** BEGIN Items **

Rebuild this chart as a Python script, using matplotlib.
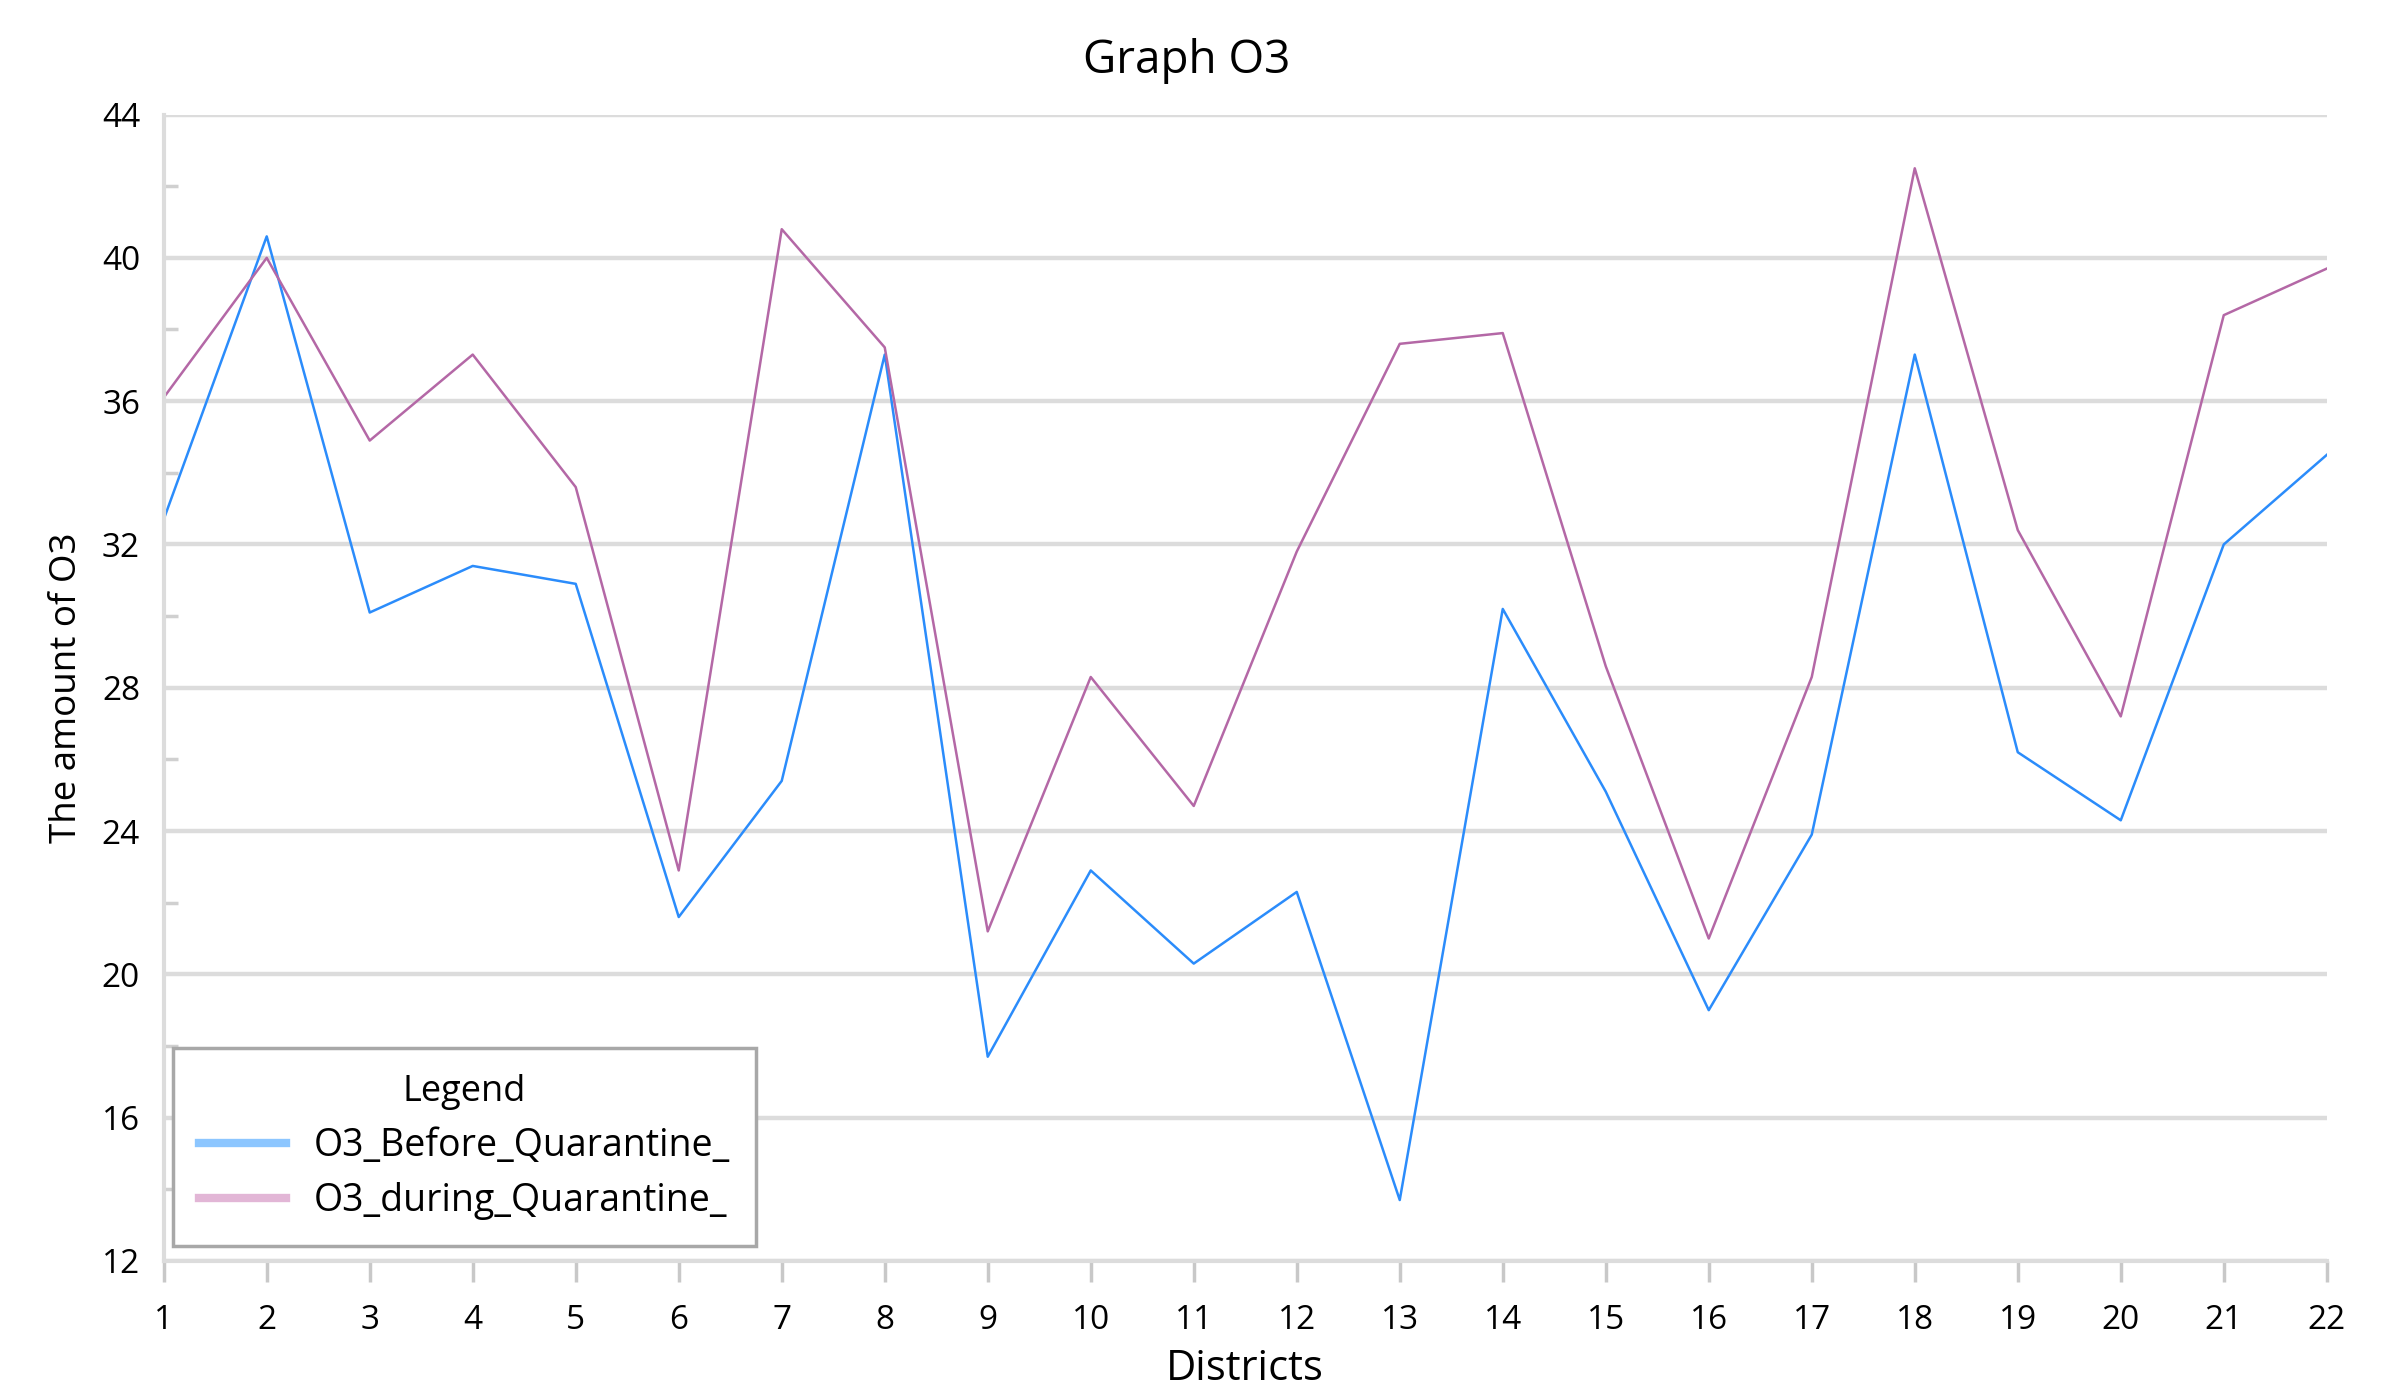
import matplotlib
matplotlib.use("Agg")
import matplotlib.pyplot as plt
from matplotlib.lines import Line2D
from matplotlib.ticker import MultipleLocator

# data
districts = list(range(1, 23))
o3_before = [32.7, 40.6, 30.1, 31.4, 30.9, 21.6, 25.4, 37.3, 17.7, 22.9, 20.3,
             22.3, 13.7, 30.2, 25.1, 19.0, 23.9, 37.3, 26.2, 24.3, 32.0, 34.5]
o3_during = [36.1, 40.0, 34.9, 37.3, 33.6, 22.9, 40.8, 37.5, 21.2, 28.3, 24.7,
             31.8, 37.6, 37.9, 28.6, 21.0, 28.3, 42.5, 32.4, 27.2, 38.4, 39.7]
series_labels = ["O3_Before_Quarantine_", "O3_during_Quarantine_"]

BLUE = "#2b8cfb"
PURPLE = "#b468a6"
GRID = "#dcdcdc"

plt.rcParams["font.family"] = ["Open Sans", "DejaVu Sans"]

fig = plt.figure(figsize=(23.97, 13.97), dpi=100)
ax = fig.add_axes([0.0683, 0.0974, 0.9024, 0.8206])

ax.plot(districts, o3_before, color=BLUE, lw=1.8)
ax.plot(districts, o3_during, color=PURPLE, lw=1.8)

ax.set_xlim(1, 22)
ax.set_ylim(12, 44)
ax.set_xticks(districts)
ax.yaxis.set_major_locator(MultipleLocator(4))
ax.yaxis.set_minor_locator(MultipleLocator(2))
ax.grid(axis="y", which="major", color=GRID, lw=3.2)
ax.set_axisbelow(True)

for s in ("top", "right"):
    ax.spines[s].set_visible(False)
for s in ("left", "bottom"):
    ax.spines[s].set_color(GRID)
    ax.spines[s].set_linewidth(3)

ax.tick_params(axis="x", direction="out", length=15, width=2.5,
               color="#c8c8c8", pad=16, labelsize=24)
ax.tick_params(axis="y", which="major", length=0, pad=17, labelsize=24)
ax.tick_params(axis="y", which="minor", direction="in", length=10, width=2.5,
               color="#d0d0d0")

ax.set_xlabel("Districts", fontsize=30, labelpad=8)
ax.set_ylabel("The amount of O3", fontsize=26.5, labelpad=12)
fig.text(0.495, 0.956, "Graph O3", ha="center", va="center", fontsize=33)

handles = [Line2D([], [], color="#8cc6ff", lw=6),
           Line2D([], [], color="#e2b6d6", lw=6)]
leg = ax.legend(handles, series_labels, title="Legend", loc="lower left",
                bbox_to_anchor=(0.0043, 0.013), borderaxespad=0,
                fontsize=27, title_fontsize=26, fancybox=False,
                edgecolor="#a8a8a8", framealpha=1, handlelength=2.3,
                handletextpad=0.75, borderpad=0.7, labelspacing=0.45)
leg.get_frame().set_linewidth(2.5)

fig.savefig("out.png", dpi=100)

** END Items **
** BEGIN Items **

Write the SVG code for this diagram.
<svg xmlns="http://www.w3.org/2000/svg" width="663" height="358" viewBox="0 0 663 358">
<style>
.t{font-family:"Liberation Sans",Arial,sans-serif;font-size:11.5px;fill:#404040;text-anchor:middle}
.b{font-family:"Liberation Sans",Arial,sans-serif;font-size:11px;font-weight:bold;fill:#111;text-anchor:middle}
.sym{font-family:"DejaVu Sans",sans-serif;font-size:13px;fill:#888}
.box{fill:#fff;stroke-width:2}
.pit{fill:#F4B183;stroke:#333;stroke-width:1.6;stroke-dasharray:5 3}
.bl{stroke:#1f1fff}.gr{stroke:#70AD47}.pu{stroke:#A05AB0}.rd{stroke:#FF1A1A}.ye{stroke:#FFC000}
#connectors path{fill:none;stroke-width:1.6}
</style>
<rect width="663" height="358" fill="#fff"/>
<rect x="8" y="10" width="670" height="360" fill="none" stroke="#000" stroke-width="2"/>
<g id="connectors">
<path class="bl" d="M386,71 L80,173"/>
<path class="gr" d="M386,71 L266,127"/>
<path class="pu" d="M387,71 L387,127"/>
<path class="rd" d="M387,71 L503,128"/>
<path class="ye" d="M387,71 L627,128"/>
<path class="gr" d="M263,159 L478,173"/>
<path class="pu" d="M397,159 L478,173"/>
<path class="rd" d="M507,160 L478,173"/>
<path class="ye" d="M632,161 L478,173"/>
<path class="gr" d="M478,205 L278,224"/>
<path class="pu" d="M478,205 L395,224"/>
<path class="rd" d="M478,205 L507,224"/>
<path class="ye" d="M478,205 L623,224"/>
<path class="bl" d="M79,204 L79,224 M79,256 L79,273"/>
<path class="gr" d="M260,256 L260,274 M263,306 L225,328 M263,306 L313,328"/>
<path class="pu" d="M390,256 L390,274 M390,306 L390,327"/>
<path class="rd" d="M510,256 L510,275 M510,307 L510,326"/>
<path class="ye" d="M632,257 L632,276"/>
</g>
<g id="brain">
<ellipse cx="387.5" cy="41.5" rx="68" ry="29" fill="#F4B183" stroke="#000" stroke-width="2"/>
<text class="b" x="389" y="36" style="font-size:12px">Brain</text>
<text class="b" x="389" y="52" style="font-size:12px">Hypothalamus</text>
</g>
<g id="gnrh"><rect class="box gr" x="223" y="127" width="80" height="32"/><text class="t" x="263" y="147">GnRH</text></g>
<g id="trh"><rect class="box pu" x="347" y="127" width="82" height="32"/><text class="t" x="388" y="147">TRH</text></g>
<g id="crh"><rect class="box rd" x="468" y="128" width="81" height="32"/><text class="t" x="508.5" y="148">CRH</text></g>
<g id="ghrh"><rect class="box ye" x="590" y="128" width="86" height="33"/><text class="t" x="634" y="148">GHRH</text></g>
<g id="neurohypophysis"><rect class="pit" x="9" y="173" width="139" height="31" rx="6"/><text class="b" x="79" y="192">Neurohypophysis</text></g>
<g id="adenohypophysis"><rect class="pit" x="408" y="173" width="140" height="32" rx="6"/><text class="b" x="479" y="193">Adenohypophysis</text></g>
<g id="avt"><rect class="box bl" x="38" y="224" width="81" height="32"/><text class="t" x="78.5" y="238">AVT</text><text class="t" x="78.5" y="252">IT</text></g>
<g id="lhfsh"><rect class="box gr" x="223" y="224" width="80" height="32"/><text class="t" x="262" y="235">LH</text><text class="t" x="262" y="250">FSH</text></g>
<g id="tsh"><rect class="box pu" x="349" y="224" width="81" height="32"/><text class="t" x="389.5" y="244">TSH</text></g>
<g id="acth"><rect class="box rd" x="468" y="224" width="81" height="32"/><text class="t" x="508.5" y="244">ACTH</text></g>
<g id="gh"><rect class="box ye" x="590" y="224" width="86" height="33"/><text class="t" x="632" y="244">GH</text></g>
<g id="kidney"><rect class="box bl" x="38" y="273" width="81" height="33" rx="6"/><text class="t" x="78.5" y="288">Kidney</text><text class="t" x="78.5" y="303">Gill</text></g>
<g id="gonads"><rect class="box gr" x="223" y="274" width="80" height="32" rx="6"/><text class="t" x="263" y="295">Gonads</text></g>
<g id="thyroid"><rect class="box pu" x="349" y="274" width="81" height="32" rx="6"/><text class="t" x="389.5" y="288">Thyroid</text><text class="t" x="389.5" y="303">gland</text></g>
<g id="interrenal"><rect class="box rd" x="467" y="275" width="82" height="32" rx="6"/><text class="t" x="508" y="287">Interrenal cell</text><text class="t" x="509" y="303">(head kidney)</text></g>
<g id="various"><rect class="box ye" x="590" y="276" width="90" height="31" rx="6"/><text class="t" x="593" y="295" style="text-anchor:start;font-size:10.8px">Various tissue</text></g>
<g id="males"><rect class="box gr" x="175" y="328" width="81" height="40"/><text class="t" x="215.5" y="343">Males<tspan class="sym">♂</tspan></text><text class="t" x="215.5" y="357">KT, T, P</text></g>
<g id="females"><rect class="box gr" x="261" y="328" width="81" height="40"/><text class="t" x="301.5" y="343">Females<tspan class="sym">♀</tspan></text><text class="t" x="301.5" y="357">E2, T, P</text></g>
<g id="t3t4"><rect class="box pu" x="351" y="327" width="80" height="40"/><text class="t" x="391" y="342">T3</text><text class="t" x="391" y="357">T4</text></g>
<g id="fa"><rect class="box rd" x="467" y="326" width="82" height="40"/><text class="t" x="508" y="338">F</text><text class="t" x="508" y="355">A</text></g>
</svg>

** END Items **

Copy out only the lines from the one containing "Rebuild this chart" through the one containing "ax.spines[s].set_linewidth(3)", exactly, with both ends. Any picture is left out.

Response for this exercise:
Rebuild this chart as a Python script, using matplotlib.
import matplotlib
matplotlib.use("Agg")
import matplotlib.pyplot as plt
from matplotlib.lines import Line2D
from matplotlib.ticker import MultipleLocator

# data
districts = list(range(1, 23))
o3_before = [32.7, 40.6, 30.1, 31.4, 30.9, 21.6, 25.4, 37.3, 17.7, 22.9, 20.3,
             22.3, 13.7, 30.2, 25.1, 19.0, 23.9, 37.3, 26.2, 24.3, 32.0, 34.5]
o3_during = [36.1, 40.0, 34.9, 37.3, 33.6, 22.9, 40.8, 37.5, 21.2, 28.3, 24.7,
             31.8, 37.6, 37.9, 28.6, 21.0, 28.3, 42.5, 32.4, 27.2, 38.4, 39.7]
series_labels = ["O3_Before_Quarantine_", "O3_during_Quarantine_"]

BLUE = "#2b8cfb"
PURPLE = "#b468a6"
GRID = "#dcdcdc"

plt.rcParams["font.family"] = ["Open Sans", "DejaVu Sans"]

fig = plt.figure(figsize=(23.97, 13.97), dpi=100)
ax = fig.add_axes([0.0683, 0.0974, 0.9024, 0.8206])

ax.plot(districts, o3_before, color=BLUE, lw=1.8)
ax.plot(districts, o3_during, color=PURPLE, lw=1.8)

ax.set_xlim(1, 22)
ax.set_ylim(12, 44)
ax.set_xticks(districts)
ax.yaxis.set_major_locator(MultipleLocator(4))
ax.yaxis.set_minor_locator(MultipleLocator(2))
ax.grid(axis="y", which="major", color=GRID, lw=3.2)
ax.set_axisbelow(True)

for s in ("top", "right"):
    ax.spines[s].set_visible(False)
for s in ("left", "bottom"):
    ax.spines[s].set_color(GRID)
    ax.spines[s].set_linewidth(3)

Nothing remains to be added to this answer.